Un roman d’Elizabeth Gaskell
Il y a peu de temps, Federico vous avait parlé avec un enthousiasme exubérant de Nord et Sud. Cette lecture a marqué le début d’une histoire d’amour entre Federico et Elizabeth Gaskell. Bon, techniquement, c’est une relation à sens unique puisque Federico ne l’a jamais rencontrée et qu’en plus elle est sacrément décédée. Mais qui s’en soucie avec des romans aussi délicieux ?
Nord et Sud avait donné lieu à une séance de dévoration livresque : Federico a l’a lu presque d’une traite, au mépris des lois du sommeil et du réveil matin. Point de ce genre d’excès pour Cranford, et pour cause : ce livre n’est pas emprunt de la même passion que son prédécesseur.
Cranford est une petite ville d’Angleterre où les femmes sont largement majoritaires. Veuves ou demoiselles, elles partagent – en plus de leur goût pour les ragots – deux caractéristiques : leurs jeunes années sont derrières elles et elles sont toutes plus ou moins fauchées. C’était le lot de bien des femmes au XIXe siècle : l’absence de mari allait de pair avec l’absence d’un revenu conséquent. Heureusement pour elles et le lecteur, nos héroïnes savent ménager les apparences et s’accommodent avec beaucoup d’imagination de leur situation. L’important c’est que ça ne se voie pas trop et es ruses déployées pour y parvenir sont toutes plus amusantes les unes que les autres.
Federico a adoré picorer ce livre fait de micro événements – tel que l’arrivée d’un nouveau voisin et ses filles – et de délicieux moments de quotidien.
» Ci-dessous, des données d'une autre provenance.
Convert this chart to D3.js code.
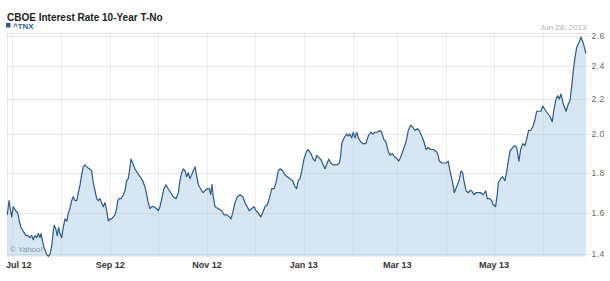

Il a découvert une autre facette de la plume d’Elizabeth Gaskell : malicieuse et pleine d’une tendre ironie. On est tenté de se moquer de ces personnages aux manies risibles mais l’auteur est suffisamment maître de son sujet pour nous éviter cet écueil. On s’attache à ces héroïnes loin des modèles romanesques que sont Margaret Hale ou Elizabeth Bennet. Pour elles point d’émois amoureux ni de longues marches sous la pluie. À Cranford, l’aventure c’est d’aller voir un théâtre ambulant et le cœur est tourné vers les amis et la famille.
De cette chronique de la vie à Cranford, Federico ne garde qu’un seul regret et il concerne la narratrice. Celle-ci, au petits soins pour ses vieilles amies est trop discrète et reste une inconnue pour le lecteur. Notre ami lapin a été assez frustré de ne pas en savoir plus sur cette femme extrêmement sympathique. Pourtant elle aussi aurait mérité son heure de gloire : c’est à travers son regard amusé et indulgent qu’Elizabteh Gaskell nous fait entrer dans ces maisons bien rangées et nous régale de très très bons moments de lecture.